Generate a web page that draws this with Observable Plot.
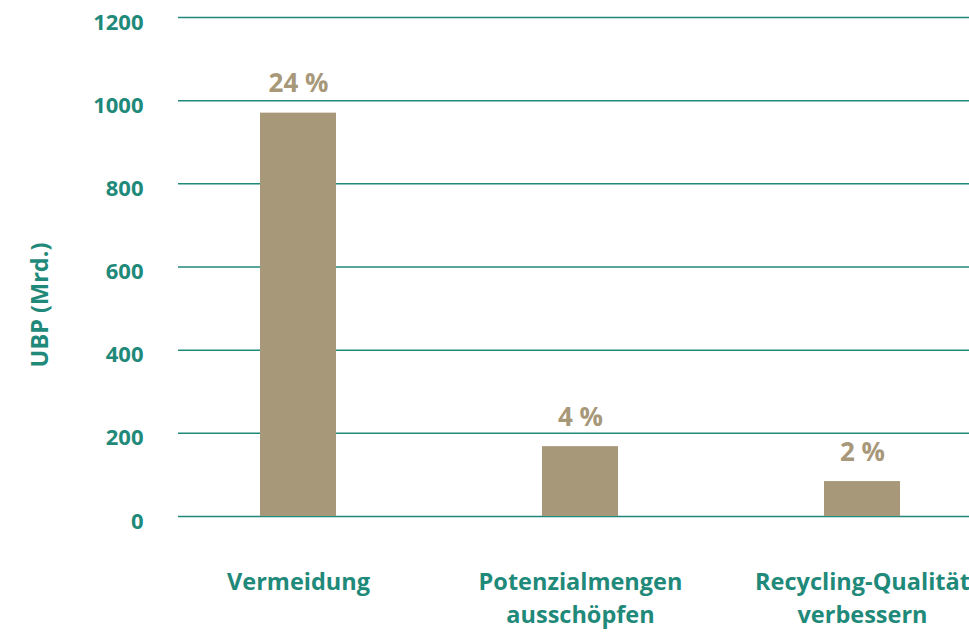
<!DOCTYPE html>
<html>
<head>
<meta charset="utf-8">
<script src="https://cdn.jsdelivr.net/npm/d3@7"></script>
<script src="https://cdn.jsdelivr.net/npm/@observablehq/plot@0.6"></script>
<style>
  html, body { margin: 0; padding: 0; background: #fff; }
</style>
</head>
<body>
<div id="chart"></div>
<script>
const categories = ["Vermeidung", "Potenzialmengen\nausschöpfen", "Recycling-Qualität\nverbessern"];
const values = [970, 168, 84];
const shareLabels = ["24 %", "4 %", "2 %"];
const yTicks = [0, 200, 400, 600, 800, 1000, 1200];
const yLabel = "UBP (Mrd.)";

const teal = "#1f897a";
const tan = "#a8987a";

const data = categories.map((c, i) => ({category: c, value: values[i], share: shareLabels[i]}));

const chart = Plot.plot({
  width: 969,
  height: 632,
  marginTop: 17,
  marginBottom: 116,
  marginLeft: 178,
  marginRight: 0,
  style: {fontFamily: "'Open Sans', sans-serif", fontWeight: "bold", background: "#fff"},
  x: {domain: categories, range: [155.75, 1003.25], paddingInner: 0.731, paddingOuter: 0.3655},
  y: {domain: [0, 1200]},
  marks: [
    Plot.ruleY(yTicks, {stroke: teal, strokeWidth: 1.5}),
    Plot.barY(data, {x: "category", y: "value", fill: tan}),
    Plot.text(data, {x: "category", y: "value", text: "share", fill: tan, fontSize: 26, fontWeight: "bold", lineAnchor: "bottom", dy: -21}),
    Plot.axisY({ticks: yTicks, tickFormat: d => String(d), tickSize: 0, tickPadding: 35, fontSize: 22, fontWeight: "bold", color: teal, label: null, dy: 5}),
    Plot.axisX({tickSize: 0, tickPadding: 50, fontSize: 23.5, fontWeight: "bold", color: teal, label: null, lineHeight: 1.4}),
    Plot.text([yLabel], {frameAnchor: "left", textAnchor: "middle", dx: -138, dy: 38, rotate: -90, fontSize: 23.5, fontWeight: "bold", fill: teal})
  ]
});
document.getElementById("chart").appendChild(chart);
</script>
</body>
</html>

▬▬▬▬▬▬

▶ AIM
Leave every image out, and retype the material exactly.

▶ WRITTEN RESPONSE
Generate a web page that draws this with Observable Plot.
<!DOCTYPE html>
<html>
<head>
<meta charset="utf-8">
<script src="https://cdn.jsdelivr.net/npm/d3@7"></script>
<script src="https://cdn.jsdelivr.net/npm/@observablehq/plot@0.6"></script>
<style>
  html, body { margin: 0; padding: 0; background: #fff; }
</style>
</head>
<body>
<div id="chart"></div>
<script>
const categories = ["Vermeidung", "Potenzialmengen\nausschöpfen", "Recycling-Qualität\nverbessern"];
const values = [970, 168, 84];
const shareLabels = ["24 %", "4 %", "2 %"];
const yTicks = [0, 200, 400, 600, 800, 1000, 1200];
const yLabel = "UBP (Mrd.)";

const teal = "#1f897a";
const tan = "#a8987a";

const data = categories.map((c, i) => ({category: c, value: values[i], share: shareLabels[i]}));

const chart = Plot.plot({
  width: 969,
  height: 632,
  marginTop: 17,
  marginBottom: 116,
  marginLeft: 178,
  marginRight: 0,
  style: {fontFamily: "'Open Sans', sans-serif", fontWeight: "bold", background: "#fff"},
  x: {domain: categories, range: [155.75, 1003.25], paddingInner: 0.731, paddingOuter: 0.3655},
  y: {domain: [0, 1200]},
  marks: [
    Plot.ruleY(yTicks, {stroke: teal, strokeWidth: 1.5}),
    Plot.barY(data, {x: "category", y: "value", fill: tan}),
    Plot.text(data, {x: "category", y: "value", text: "share", fill: tan, fontSize: 26, fontWeight: "bold", lineAnchor: "bottom", dy: -21}),
    Plot.axisY({ticks: yTicks, tickFormat: d => String(d), tickSize: 0, tickPadding: 35, fontSize: 22, fontWeight: "bold", color: teal, label: null, dy: 5}),
    Plot.axisX({tickSize: 0, tickPadding: 50, fontSize: 23.5, fontWeight: "bold", color: teal, label: null, lineHeight: 1.4}),
    Plot.text([yLabel], {frameAnchor: "left", textAnchor: "middle", dx: -138, dy: 38, rotate: -90, fontSize: 23.5, fontWeight: "bold", fill: teal})
  ]
});
document.getElementById("chart").appendChild(chart);
</script>
</body>
</html>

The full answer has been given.